Image2: http://www.chine-nouvelle.com/chine/insolite/2008-09-29-hu-yang-shanghai-living.html
The main goals of the artist are not capturing high quality or conceptual photographs. The main aim is transmitting different emotions between materials and people which live in different zones.
The author mentioned that how history and modern can combine together between objects. Also, he emphasizes the importance of objects of antiquity in the spaces.
‘’The most salient example of this is the portrait of Claude Hudelot, a French diplomat who has taken the Chinese name Yu Dele. Photographed in his parlor seated in a seventeenth-century Ming-style chair, Hudelot is surrounded by his Chinese cultural artifacts: a wooden altar table, a blue and white covered porcelain jar, an orchid and three bonsai, a pair of hexagonal ceramic planters, a number of figurines of Chairman Mao, a silkscreen of Mao and Dong Biwu, a wooden birdcage, and photographs of old architectural details. To complete the picture, Hudelot himself has chosen to be photographed bedecked in a white Chinese tunic set, complete with matching socks and Chinese shoes from a past era. Hudelot, an avowed devotee of traditional Chinese culture, pays his respects to the culture by surrounding himself with artifacts of a bygone Chinese past from the Mao era and dynastic eras, even down to the garments enveloping his body.’’ (Tai, 2009)

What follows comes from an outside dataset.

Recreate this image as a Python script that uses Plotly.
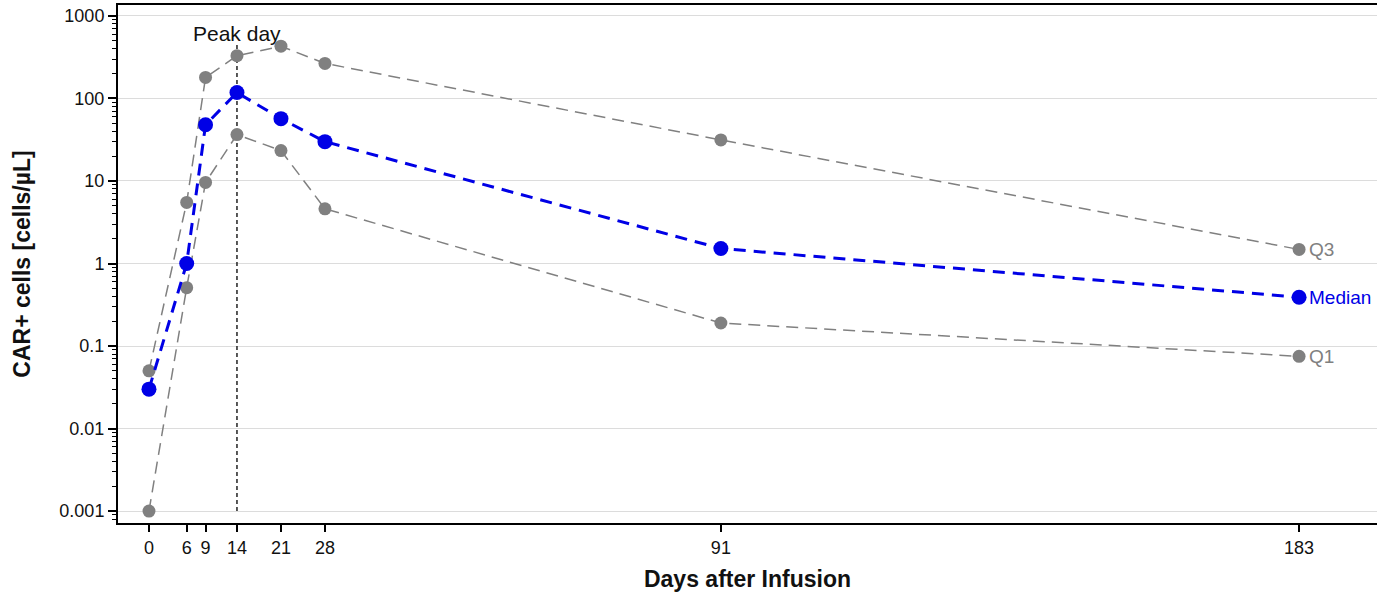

Hybridities define using different types of styles and historical element together. And one of a photograph from Yang’s collection was defined by the author as an example of the topic.
‘’Stephen Slemon offers some mediation to Tiffin's concept of a resistant hybridity through his rejection of an automatic assumption of synonymity between postcolonial acts and resistance acts.7 The former acknowledge ways in which one cultural group may adopt or integrate values of another cultural group; while the latter describes radical acts of resistance against a colonizing culture.’’ (Tai, 2009)
IKEA was given as a good example of Hybridities by the author. Although IKEA is a Swedish company, it reflects many different styles. The company does not produce a product just for one country. It aims to be modern and usable from every user in the world.
Questions:
1 1. Because of some kind of companies like IKEA are we losing our cultural design elements?
2 2. The details which are using in design elements how can affect our physiology?